Our prevailing system of management has destroyed our people. People are born with intrinsic motivation, self-respect, dignity, curiosity to learn, joy in learning. The forces of destruction begin with toddlers—a prize for the best Halloween costume, grades in school, gold stars—and on up through the university. On the job people, teams, and divisions are ranked, reward for the top, punishment for the bottom. Management by Objectives, quotas, incentive pay, business plans, put together separately, division by division, cause further loss, unknown and unknowable. —W. Edwards Deming, quoted in Roger Senge, The Fifth Discipline, 2006
The soul is lost within us, drowned out by the noise of the world, the loud blaring of our own insecurities and fears, as we go about the business of living. We rush to build false security for ourselves: positions, titles, made-up identities that will keep us from the terror. All of these belong to the kingdom of lies. Insofar as they possess us, we too are of that kingdom. When they are stripped away—or so we fear—we will no longer know who we are, why we are living, or how to go forward from day to day. —Arthur Green, Seek My Face, 2003
My prep school had a bizarre end-of-term ritual. The teacher would draw a grid on the blackboard, and enter the exam results for each student in each subject. Then, as a class, we summed the scores and produced an overall ranking of every student in the class.
It’s hard to imagine any school doing such a thing today. But we fail to see how deeply ingrained the entire enterprise of ratings, grades and rankings is in our culture, and the many negative consequences that flow from it.
In my resilience interviews, I heard again and again about the humiliation and loss of confidence from getting imperfect grades. For today's students, your GPA determines your worth as a human being, so grades (along with other quantitative metrics) come to replace truer measures of progress. Growing intellectually and emotionally, encountering new ideas, building skills and forging new relationships, finding creative expression—all the elements of developing a life of meaning are cast aside by a mad rush to compete on a long checklist of tasks that, when completed, bring only relief and never real fulfillment.

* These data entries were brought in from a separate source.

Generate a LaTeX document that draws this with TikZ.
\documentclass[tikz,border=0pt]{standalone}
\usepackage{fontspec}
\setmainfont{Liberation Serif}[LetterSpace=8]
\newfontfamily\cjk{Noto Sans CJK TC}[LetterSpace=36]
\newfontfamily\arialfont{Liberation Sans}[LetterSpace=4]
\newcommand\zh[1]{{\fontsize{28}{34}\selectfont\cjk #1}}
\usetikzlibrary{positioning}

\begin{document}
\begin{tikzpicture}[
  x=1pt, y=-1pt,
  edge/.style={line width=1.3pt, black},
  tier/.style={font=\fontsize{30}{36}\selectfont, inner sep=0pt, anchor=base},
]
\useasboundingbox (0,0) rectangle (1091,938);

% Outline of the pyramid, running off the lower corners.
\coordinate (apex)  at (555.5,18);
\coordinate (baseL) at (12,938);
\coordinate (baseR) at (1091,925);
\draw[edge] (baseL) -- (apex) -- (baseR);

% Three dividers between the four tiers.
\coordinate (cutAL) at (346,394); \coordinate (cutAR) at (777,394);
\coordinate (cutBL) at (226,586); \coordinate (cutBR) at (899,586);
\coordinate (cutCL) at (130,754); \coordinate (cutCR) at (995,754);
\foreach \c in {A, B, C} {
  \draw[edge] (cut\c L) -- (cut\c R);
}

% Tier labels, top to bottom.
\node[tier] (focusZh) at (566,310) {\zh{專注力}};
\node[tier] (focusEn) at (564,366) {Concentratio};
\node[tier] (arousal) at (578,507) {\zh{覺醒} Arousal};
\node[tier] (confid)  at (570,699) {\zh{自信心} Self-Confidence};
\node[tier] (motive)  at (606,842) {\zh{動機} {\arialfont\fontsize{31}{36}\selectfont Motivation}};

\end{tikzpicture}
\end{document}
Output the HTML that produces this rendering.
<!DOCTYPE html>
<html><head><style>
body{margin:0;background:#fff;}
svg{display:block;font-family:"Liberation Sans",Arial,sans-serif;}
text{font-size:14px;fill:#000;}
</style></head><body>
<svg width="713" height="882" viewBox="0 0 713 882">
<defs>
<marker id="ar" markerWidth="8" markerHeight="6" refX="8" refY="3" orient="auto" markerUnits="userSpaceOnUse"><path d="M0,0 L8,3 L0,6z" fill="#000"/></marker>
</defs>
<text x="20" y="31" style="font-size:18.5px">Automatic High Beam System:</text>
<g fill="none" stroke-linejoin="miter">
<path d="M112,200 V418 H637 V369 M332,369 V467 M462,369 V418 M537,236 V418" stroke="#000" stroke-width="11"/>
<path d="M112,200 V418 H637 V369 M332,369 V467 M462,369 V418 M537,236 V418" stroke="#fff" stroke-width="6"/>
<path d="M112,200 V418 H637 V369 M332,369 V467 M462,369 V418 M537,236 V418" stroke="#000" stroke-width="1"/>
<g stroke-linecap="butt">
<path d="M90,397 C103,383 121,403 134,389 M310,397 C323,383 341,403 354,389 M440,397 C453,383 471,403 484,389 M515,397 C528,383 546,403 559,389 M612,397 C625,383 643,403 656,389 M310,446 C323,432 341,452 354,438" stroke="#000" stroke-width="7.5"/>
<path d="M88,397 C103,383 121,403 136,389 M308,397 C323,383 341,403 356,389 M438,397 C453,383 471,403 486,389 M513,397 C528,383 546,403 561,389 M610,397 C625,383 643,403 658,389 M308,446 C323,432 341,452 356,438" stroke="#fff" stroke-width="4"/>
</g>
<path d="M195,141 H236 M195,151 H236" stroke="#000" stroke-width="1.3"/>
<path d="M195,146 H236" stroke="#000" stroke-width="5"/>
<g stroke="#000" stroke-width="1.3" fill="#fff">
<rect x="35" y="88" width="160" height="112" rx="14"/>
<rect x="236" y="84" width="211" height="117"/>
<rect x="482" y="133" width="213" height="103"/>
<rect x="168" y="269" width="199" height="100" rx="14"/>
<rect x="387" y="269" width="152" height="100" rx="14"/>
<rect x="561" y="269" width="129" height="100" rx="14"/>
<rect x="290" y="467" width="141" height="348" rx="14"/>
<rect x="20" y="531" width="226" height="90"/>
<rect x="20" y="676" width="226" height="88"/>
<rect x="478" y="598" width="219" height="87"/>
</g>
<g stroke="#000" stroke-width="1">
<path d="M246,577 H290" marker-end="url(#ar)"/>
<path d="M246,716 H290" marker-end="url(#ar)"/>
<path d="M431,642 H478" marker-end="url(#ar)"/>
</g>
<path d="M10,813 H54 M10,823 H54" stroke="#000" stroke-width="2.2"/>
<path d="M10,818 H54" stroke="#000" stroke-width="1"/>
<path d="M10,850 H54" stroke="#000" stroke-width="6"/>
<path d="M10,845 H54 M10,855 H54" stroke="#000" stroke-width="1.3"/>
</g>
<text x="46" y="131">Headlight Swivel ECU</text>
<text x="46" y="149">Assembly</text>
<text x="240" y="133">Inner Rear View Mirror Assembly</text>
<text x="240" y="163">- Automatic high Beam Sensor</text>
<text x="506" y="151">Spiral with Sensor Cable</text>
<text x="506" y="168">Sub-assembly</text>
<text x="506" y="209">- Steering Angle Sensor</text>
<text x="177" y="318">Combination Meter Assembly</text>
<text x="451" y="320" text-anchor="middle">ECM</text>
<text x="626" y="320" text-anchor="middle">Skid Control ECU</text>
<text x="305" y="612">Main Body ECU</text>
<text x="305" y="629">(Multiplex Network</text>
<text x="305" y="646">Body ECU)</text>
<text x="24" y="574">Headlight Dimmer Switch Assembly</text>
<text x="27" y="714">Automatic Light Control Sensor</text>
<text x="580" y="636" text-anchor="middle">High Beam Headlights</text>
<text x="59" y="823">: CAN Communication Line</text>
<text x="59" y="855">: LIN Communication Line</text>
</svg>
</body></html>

If we wonder why our students have such warped priorities, we only have to look to ourselves, and the messages we send. As faculty and administrators, we trumpet our rankings in US News and World Report, making us complicit in the promulgation of a toxic world view. You might have thought that academics would pay more attention to the ways in which such rankings can be rigged and totally misleading, and to their wider repercussions, which include increasing the cost of education and favoring wealthier students. But of course we’re human, and rankings have a potent psychological allure—especially when you’re at the top.
Grades don’t even lead to better educational outcomes: one major study found that adding a grade to informal feedback actually reduces student learning. Even offering prizes for performance may do more harm than good; management gurus realized long ago that incentive plans tend to backfire, and rewarding success is no different in principle from punishing failure.
We convince ourselves that no true knowledge comes without data. So we define metrics and procedures to collect them, and in no time at all, our world is being shaped not by lofty goals and inspired visions but by a pile of spreadsheets. Our organizations become layered cakes of data collection activities, with each layer devoting much of its energy to generating the data that the layer above it requires to justify, in turn, its own existence. Even in kindergarten, teachers report that children are feeling stressed and unhappy as their reading goals come not from their own motivation and excitement to learn but from inflexible targets imposed from above.
I’m not sure how we’ll get ourselves out of this mess. It will require a major cultural shift, starting with each of us: how we talk about success and failure amongst ourselves; how we structure our institutions, encourage our team members and report to our leaders; and whether we can tame the growth of data to serve rather than undermine our values.